Отсутствие отца оказывает особенно заметное воздействие на отношение сына к агрессии: как он справляется со своей и чужой агрессивностью, как распознает признаки агрессии в себе и в других людях. Все сыновья на каком-то этапе психического развития испытывают потребность восставать против отца. Когда отец рядом, сын обычно проецирует на него свою агрессию, а потом начинает бояться отца на основе этой проекции. Сын соперничает или ссорится с отцом, а потом возмещает причиненный ущерб; это вариант динамики отношений между матерью и младенцем, помогающий ребенку учиться модифицировать свои агрессивные реакции. Позже сын извлекает пользу из отцовской модели здоровой агрессии – например, когда отец заступается за мать, за другого человека или устанавливает ограничения для своих детей. По мере повторения этого процесса, происходит субъективация сыновней любви и ярости по отношению к отцу. Это воспроизведение сдвига ментальной позиции: сначала сын воспринимает «хорошего» отца, которого он любит, и «плохого» отца, которого боится. Соединение этих двух образов и их гармоничное включение в собственную личность сильно затруднено, когда реального отца нет рядом.
Сын, который редко видит или теряет отца в раннем возрасте, часто вырастает с ощущением, которое гарвардский психоаналитик Джеймс Херцог определил как «голод по отцу», – с глубоким желанием сблизиться с тем, кого нет рядом. Такое желание нельзя замести под ковер или выразить косвенными способами. «Голод по отцу» часто порождает поиск авторитетного мужчины, который может ценить ребенка и восхищаться его успехами, что отчасти компенсирует отсутствующую динамику отношений между отцом и сыном. Вероятно, юный Дональд был подвержен такому страстному желанию из-за отстраненного поведения его отца. Однако в ранней юности его проблемы в отношениях с отцом внезапно обострились, когда Фред Трамп попытался совладать с неконтролируемой (или, по крайней мере, неподконтрольной) агрессией сына. Психологические последствия того периода дают о себе знать и в наши дни, но уже в глобальном масштабе.
Гвенда Блэр разговаривала с одним из одноклассников Трампа в школе Кью-Форест. Тот сообщил ей, что Дональд и его лучший друг Питер Брент «испытывали границы чужого терпения и делали все, что могло сойти им с рук». Десятилетия спустя нетрудно интерпретировать поведение Трампа как признак того, что вызов существующим порядкам остается его главной целью. Отвращение к правилам и предписаниям можно истолковать как страх кастрации и позора или как потребность во всемогуществе и верховной власти.

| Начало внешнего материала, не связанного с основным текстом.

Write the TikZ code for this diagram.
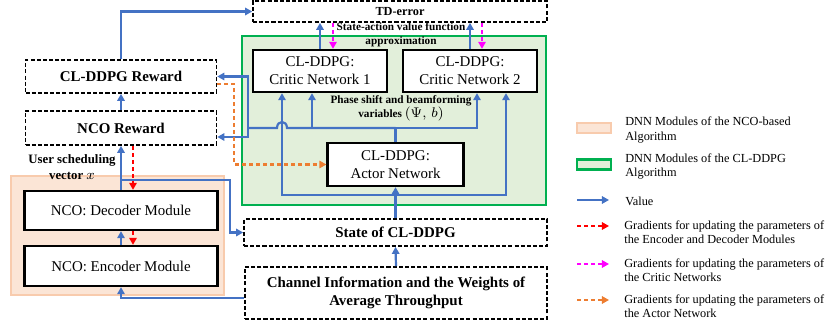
\documentclass[tikz,border=0pt]{standalone}
\usepackage{amsmath}
\usepackage{fontspec}
\setmainfont{Liberation Serif}
\usetikzlibrary{arrows.meta}
\definecolor{valblue}{HTML}{4472C4}
\definecolor{gradred}{HTML}{FF0000}
\definecolor{gradmag}{HTML}{FF00FF}
\definecolor{gradorg}{HTML}{ED7D31}
\definecolor{ddpgline}{HTML}{00B050}
\definecolor{ddpgfill}{HTML}{E2EFDA}
\definecolor{ncoline}{HTML}{F8CBAD}
\definecolor{ncofill}{HTML}{FBE5D6}

\begin{document}
\begin{tikzpicture}[x=0.02cm,y=-0.02cm,
    box/.style={draw, fill=white, line width=1.3pt, inner sep=0pt, align=center, font=\fontsize{8.5}{10.2}\selectfont},
    dbox/.style={draw, fill=white, line width=0.95pt, dash pattern=on 2.3pt off 1.2pt, inner sep=0pt, align=center, font=\bfseries\fontsize{8.5}{10.2}\selectfont},
    valline/.style={valblue, line width=1.25pt},
    val/.style={valline, -{Triangle[length=4pt,width=4.2pt]}},
    grade/.style={gradred, line width=1.2pt, dash pattern=on 2.3pt off 1.7pt, -{Triangle[length=4pt,width=4.2pt]}},
    gradc/.style={gradmag, line width=1.2pt, dash pattern=on 2.3pt off 1.7pt, -{Triangle[length=4pt,width=4.2pt]}},
    grada/.style={gradorg, line width=1.2pt, dash pattern=on 2.3pt off 1.7pt, -{Triangle[length=4pt,width=4.2pt]}},
    lbl/.style={inner sep=0pt, align=center, font=\bfseries\fontsize{6.4}{8.2}\selectfont},
    leg/.style={anchor=west, inner sep=0pt, align=left, font=\fontsize{7}{8}\selectfont}]
    \useasboundingbox (0,0) rectangle (831,327);

    % regions
    \node[draw=ddpgline, fill=ddpgfill, line width=1pt, minimum width=6.08cm, minimum height=3.38cm, inner sep=0pt] (DDPG) at (394,120.5) {};
    \node[draw=ncoline, fill=ncofill, line width=1pt, minimum width=4.26cm, minimum height=2.38cm, inner sep=0pt] (NCO) at (117.5,235.5) {};

    % blocks
    \node[dbox, font=\bfseries\fontsize{7}{8}\selectfont, minimum width=5.88cm, minimum height=0.42cm] (TD) at (400,11.5) {TD-error};
    \node[box, minimum width=2.68cm, minimum height=0.84cm] (CR1) at (320,71) {CL-DDPG:\\Critic Network 1};
    \node[box, minimum width=2.68cm, minimum height=0.84cm] (CR2) at (470,71) {CL-DDPG:\\Critic Network 2};
    \node[box, minimum width=2.72cm, minimum height=0.86cm] (ACT) at (395.5,164.5) {CL-DDPG:\\Actor Network};
    \node[dbox, minimum width=3.82cm, minimum height=0.66cm] (RD) at (121,76.5) {CL-DDPG Reward};
    \node[dbox, minimum width=3.82cm, minimum height=0.68cm] (RN) at (121,128) {NCO Reward};
    \node[box, minimum width=3.86cm, minimum height=0.78cm] (DEC) at (121,210.5) {NCO: Decoder Module};
    \node[box, minimum width=3.86cm, minimum height=0.80cm] (ENC) at (121,266) {NCO: Encoder Module};
    \node[dbox, minimum width=6.06cm, minimum height=0.54cm] (ST) at (395.5,232.5) {State of CL-DDPG};
    \node[dbox, minimum width=6.04cm, minimum height=1.04cm] (CH) at (396,293) {Channel Information and the Weights of\\Average Throughput};

    % labels
    \node[lbl] (SAV) at (401,35) {State-action value function\\approximation};
    \node[lbl] (PSB) at (401,108.5) {Phase shift and beamforming\\variables {\fontsize{8}{8.2}\selectfont$(\Psi,\,b)$}};
    \node[lbl, font=\bfseries\fontsize{7.3}{9}\selectfont] (USV) at (72,167) {User scheduling\\vector {\fontsize{8.5}{9}\selectfont$x$}};

    % value flow
    \coordinate (brk) at (121,180);
    \coordinate (actjn) at (395.5,128);
    \coordinate (bjn) at (248,128);
    \coordinate (sjn) at (395.5,195);
    \draw[val] (RD.north) |- (TD.west);
    \draw[val] (RN.north) -- (RD.south);
    \draw[val] (DEC.north) -- (RN.south);
    \draw[val] (brk) -- (230,180) |- (ST.west);
    \draw[val] (ENC.north) -- (DEC.south);
    \draw[val] ([yshift=-0.1cm]CH.west) -| (ENC.south);
    \draw[val] (CH.north) -- (ST.south);
    \draw[val] (ST.north) -- (ACT.south);
    \draw[val] (sjn) -| ([xshift=-0.76cm]CR1.south);
    \draw[val] (sjn) -| ([xshift=0.72cm]CR2.south);
    \draw[valline] (ACT.north) -- (actjn);
    \draw[val] (actjn) -| ([xshift=-0.16cm]CR1.south);
    \draw[val] (actjn) -| ([xshift=0.14cm]CR2.south);
    \draw[valline] (actjn) -- (287,128) .. controls (287,120) and (277,120) .. (277,128) -- (bjn);
    \draw[val] (bjn) |- (RD.east);
    \draw[val] (bjn) |- ([yshift=-0.18cm]RN.east);
    \draw[val] (CR1.north) -- (CR1.north |- TD.south);
    \draw[val] (CR2.north) -- (CR2.north |- TD.south);

    % gradients
    \draw[grade] ([xshift=0.24cm]RN.south) -- ([xshift=0.24cm]DEC.north);
    \draw[grade] ([xshift=0.24cm]DEC.south) -- ([xshift=0.24cm]ENC.north);
    \draw[gradc] ([xshift=0.26cm]TD.south -| CR1.north) -- ([xshift=0.26cm]CR1.north);
    \draw[gradc] ([xshift=0.24cm]TD.south -| CR2.north) -- ([xshift=0.24cm]CR2.north);
    \draw[grada] ([yshift=-0.15cm]RD.east) -- ++(17,0) |- (ACT.west);

    % legend
    \node[draw=ncoline, fill=ncofill, line width=1.2pt, minimum width=0.68cm, minimum height=0.2cm, inner sep=0pt] (LG1) at (594,128) {};
    \node[draw=ddpgline, fill=ddpgfill, line width=1.2pt, minimum width=0.68cm, minimum height=0.2cm, inner sep=0pt] (LG2) at (594,164.5) {};
    \coordinate (LV1) at (577,200);   \coordinate (LV2) at (609,200);
    \coordinate (LE1) at (577,226);   \coordinate (LE2) at (609,226);
    \coordinate (LC1) at (577,264);   \coordinate (LC2) at (609,264);
    \coordinate (LA1) at (577,300);   \coordinate (LA2) at (609,300);
    \draw[val] (LV1) -- (LV2);
    \draw[grade] (LE1) -- (LE2);
    \draw[gradc] (LC1) -- (LC2);
    \draw[grada] (LA1) -- (LA2);
    \node[leg] (T1) at (625,130) {DNN Modules of the NCO-based\\Algorithm};
    \node[leg] (T2) at (625,166.5) {DNN Modules of the CL-DDPG\\Algorithm};
    \node[leg] (T3) at (625,201) {Value};
    \node[leg] (T4) at (624,232.5) {Gradients for updating the parameters of\\the Encoder and Decoder Modules};
    \node[leg] (T5) at (624,270.5) {Gradients for updating the parameters of\\the Critic Networks};
    \node[leg] (T6) at (624,306) {Gradients for updating the parameters of\\the Actor Network};
\end{tikzpicture}
\end{document}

Блэр подробно описывает знаменитый инцидент, который привел к отправке Дональда Трампа в Нью-Йоркскую военную академию после седьмого класса. «Одной из любимых забав (Дональда и Питера) были субботние поездки на метро в Манхэттен, где они ходили в магазин розыгрышей и покупали вонючие бомбы, дымовые шашки и пластиковую рвоту. Другим излюбленным развлечением была жевательная резинка с острым перцем, которую они раздавали ничего не подозревающим ученикам. Посмотрев «Вестсайдскую историю», они увлеклись пружинными ножами. «Пружинный нож был великолепной штукой для одиннадцатилетнего сорванца, – сказал Питер. – Мы купили один маленький, затем побольше и наконец приобрели нож с лезвием в одиннадцать дюймов. В этом не было ничего дурного. Нам просто хотелось играть в «Лэнд» (игру с ножами, которую они придумали) и слушать шорох вылетающего лезвия».
С точки зрения одиннадцатилетнего Трампа, Манхэттен представлял собой запретное царство, которое он с тех пор постоянно пытался покорить. Подростку, верившему в волшебство, – во всяком случае, достаточно для того, чтобы посещать «волшебный магазин», – и обитавшему в фантастическом мире всемогущества, нетрудно представить тайные походы на Манхэттен как превращение в неуязвимого человека-невидимку. В «Вестсайдской истории» его явно привлекали образы уличных банд, решавших свои споры с помощью насилия. Купленное оружие он привозил домой в Квинс, где мог тиранить более слабых товарищей и ощущать себя суперменом. Кроме того, последовательная замена маленьких ножей на более крупные представляет собой явно фаллическую идею, уходящую корнями в желание Эдипа превзойти своего отца мужской удалью. В должности президента Дональд Трамп наконец отвернулся от «Вестсайдской истории» и поменял пружинные ножи на бумажные полотенца, которые бросил как подачку жителям Пуэрто-Рико, пострадавшим от урагана.
Отвращение к правилам и предписаниям можно истолковать как страх кастрации и позора или как потребность во всемогуществе и верховной власти.